Optimise your PCR- magnesium and temperature gradients will help get empirical conditions at which your PCR results in only one or two of bands. Theoretical Tm and other reaction conditions always need to be tested to see if they work in real life.

-bob1-

i did IPCR before too, never seems to work on my hand. really feel like doing it again sometimes haha.
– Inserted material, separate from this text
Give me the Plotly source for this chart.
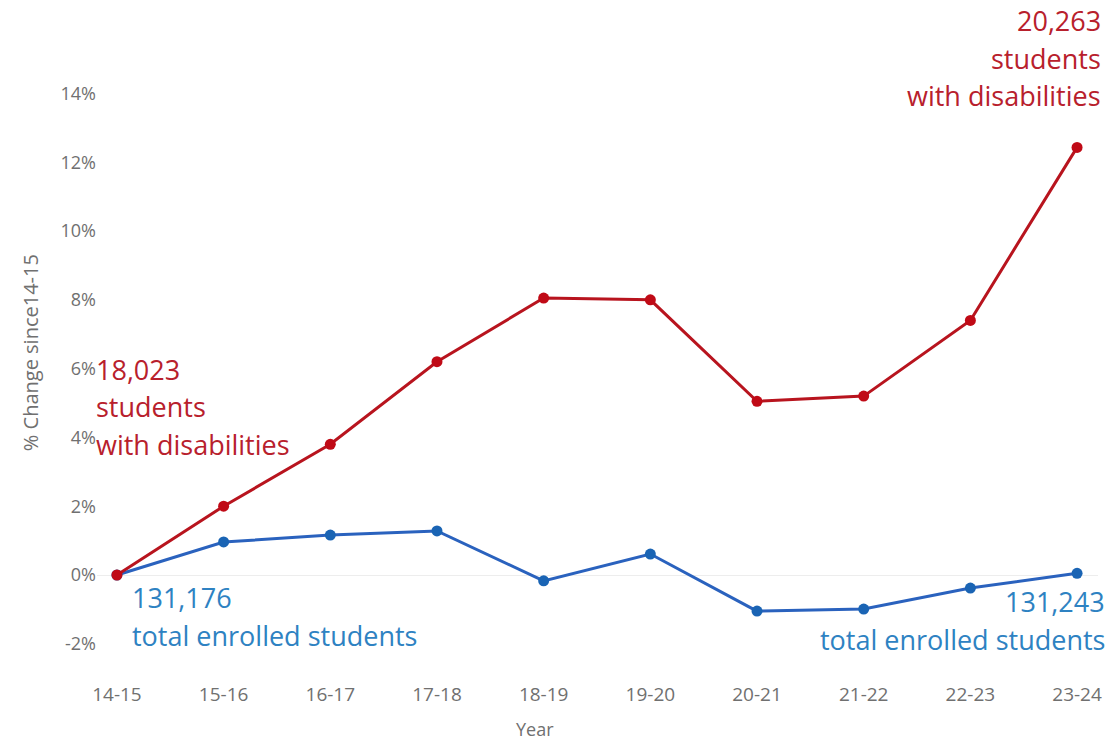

Anyway, you could try to re-design your primers

do a gradient on the annealing temperature.

-hanming86-

If you cut and religate using a single enzyme, then multiple copies of the same fragment can assemble, rather than circularization. This can happen in two ways. You get at least these assemblies:

* circularization of a single fragment
* assembly of two distinct cut fragment oriented head-tail (reconstruct prior sequence)
* assembly of two distinct fragments head-head
* assembly of two distinct fragments tail-tail

The first one gives the result you are looking for. The last two give PCR fragments when amplified using a single primer (a different one in each case). You can bias the ligation reaction in favor of your desired result by ligating at low DNA concentration, such that the local concentration of same-molecule end is high compared to the local concentration of different-molecule end.

Depending on the length of your fragment, this sweet spot is around 1 ng/ul or so. You could do serial dilutions of your cut DNA, followd by ligtation and PCR. The effective direction is likely to be low concentrations.